#### [Material]

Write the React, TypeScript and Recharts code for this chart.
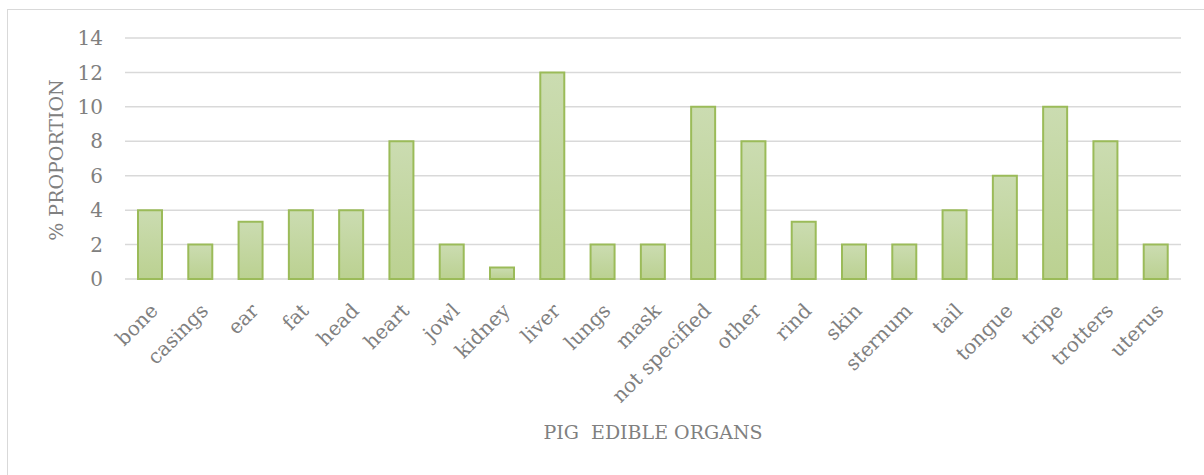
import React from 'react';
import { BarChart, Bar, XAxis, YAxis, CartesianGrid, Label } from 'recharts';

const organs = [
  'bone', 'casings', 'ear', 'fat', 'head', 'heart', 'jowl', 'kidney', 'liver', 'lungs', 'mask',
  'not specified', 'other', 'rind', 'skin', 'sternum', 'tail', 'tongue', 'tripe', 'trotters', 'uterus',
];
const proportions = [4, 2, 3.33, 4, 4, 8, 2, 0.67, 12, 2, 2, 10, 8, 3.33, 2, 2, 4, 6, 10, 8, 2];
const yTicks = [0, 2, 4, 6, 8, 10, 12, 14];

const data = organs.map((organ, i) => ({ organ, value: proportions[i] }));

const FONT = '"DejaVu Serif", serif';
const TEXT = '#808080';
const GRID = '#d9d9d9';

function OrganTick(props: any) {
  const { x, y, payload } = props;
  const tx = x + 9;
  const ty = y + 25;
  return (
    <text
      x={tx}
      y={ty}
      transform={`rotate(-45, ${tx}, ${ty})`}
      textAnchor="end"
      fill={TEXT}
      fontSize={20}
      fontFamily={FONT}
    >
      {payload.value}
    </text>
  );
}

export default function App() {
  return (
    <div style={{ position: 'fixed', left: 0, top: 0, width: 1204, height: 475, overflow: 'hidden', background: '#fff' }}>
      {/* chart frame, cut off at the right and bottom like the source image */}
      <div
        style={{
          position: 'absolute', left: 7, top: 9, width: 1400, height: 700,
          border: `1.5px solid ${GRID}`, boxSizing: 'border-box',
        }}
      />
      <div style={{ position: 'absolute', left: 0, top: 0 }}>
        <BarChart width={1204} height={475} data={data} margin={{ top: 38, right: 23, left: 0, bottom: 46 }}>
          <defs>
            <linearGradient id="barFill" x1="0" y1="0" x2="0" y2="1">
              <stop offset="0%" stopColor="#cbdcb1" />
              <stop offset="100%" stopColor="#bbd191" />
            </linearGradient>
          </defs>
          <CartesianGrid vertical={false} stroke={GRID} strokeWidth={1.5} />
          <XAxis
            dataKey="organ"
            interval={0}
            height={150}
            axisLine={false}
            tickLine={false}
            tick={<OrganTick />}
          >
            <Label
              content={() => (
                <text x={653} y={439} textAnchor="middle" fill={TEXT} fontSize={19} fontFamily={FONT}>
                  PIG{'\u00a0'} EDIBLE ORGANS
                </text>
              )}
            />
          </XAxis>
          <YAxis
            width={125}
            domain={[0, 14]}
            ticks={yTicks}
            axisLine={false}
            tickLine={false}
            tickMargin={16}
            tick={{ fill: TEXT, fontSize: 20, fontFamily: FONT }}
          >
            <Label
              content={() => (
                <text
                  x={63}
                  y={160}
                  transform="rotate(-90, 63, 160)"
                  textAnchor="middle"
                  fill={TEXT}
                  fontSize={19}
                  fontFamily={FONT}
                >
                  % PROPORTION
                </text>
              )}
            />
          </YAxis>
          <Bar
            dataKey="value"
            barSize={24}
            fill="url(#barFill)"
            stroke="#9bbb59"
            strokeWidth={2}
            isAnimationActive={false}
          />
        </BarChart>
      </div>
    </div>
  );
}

#### [What to produce]
Using the material above, return every line exactly as it appears, minus the pictures.

#### [Complete answer]
Write the React, TypeScript and Recharts code for this chart.
import React from 'react';
import { BarChart, Bar, XAxis, YAxis, CartesianGrid, Label } from 'recharts';

const organs = [
  'bone', 'casings', 'ear', 'fat', 'head', 'heart', 'jowl', 'kidney', 'liver', 'lungs', 'mask',
  'not specified', 'other', 'rind', 'skin', 'sternum', 'tail', 'tongue', 'tripe', 'trotters', 'uterus',
];
const proportions = [4, 2, 3.33, 4, 4, 8, 2, 0.67, 12, 2, 2, 10, 8, 3.33, 2, 2, 4, 6, 10, 8, 2];
const yTicks = [0, 2, 4, 6, 8, 10, 12, 14];

const data = organs.map((organ, i) => ({ organ, value: proportions[i] }));

const FONT = '"DejaVu Serif", serif';
const TEXT = '#808080';
const GRID = '#d9d9d9';

function OrganTick(props: any) {
  const { x, y, payload } = props;
  const tx = x + 9;
  const ty = y + 25;
  return (
    <text
      x={tx}
      y={ty}
      transform={`rotate(-45, ${tx}, ${ty})`}
      textAnchor="end"
      fill={TEXT}
      fontSize={20}
      fontFamily={FONT}
    >
      {payload.value}
    </text>
  );
}

export default function App() {
  return (
    <div style={{ position: 'fixed', left: 0, top: 0, width: 1204, height: 475, overflow: 'hidden', background: '#fff' }}>
      {/* chart frame, cut off at the right and bottom like the source image */}
      <div
        style={{
          position: 'absolute', left: 7, top: 9, width: 1400, height: 700,
          border: `1.5px solid ${GRID}`, boxSizing: 'border-box',
        }}
      />
      <div style={{ position: 'absolute', left: 0, top: 0 }}>
        <BarChart width={1204} height={475} data={data} margin={{ top: 38, right: 23, left: 0, bottom: 46 }}>
          <defs>
            <linearGradient id="barFill" x1="0" y1="0" x2="0" y2="1">
              <stop offset="0%" stopColor="#cbdcb1" />
              <stop offset="100%" stopColor="#bbd191" />
            </linearGradient>
          </defs>
          <CartesianGrid vertical={false} stroke={GRID} strokeWidth={1.5} />
          <XAxis
            dataKey="organ"
            interval={0}
            height={150}
            axisLine={false}
            tickLine={false}
            tick={<OrganTick />}
          >
            <Label
              content={() => (
                <text x={653} y={439} textAnchor="middle" fill={TEXT} fontSize={19} fontFamily={FONT}>
                  PIG{'\u00a0'} EDIBLE ORGANS
                </text>
              )}
            />
          </XAxis>
          <YAxis
            width={125}
            domain={[0, 14]}
            ticks={yTicks}
            axisLine={false}
            tickLine={false}
            tickMargin={16}
            tick={{ fill: TEXT, fontSize: 20, fontFamily: FONT }}
          >
            <Label
              content={() => (
                <text
                  x={63}
                  y={160}
                  transform="rotate(-90, 63, 160)"
                  textAnchor="middle"
                  fill={TEXT}
                  fontSize={19}
                  fontFamily={FONT}
                >
                  % PROPORTION
                </text>
              )}
            />
          </YAxis>
          <Bar
            dataKey="value"
            barSize={24}
            fill="url(#barFill)"
            stroke="#9bbb59"
            strokeWidth={2}
            isAnimationActive={false}
          />
        </BarChart>
      </div>
    </div>
  );
}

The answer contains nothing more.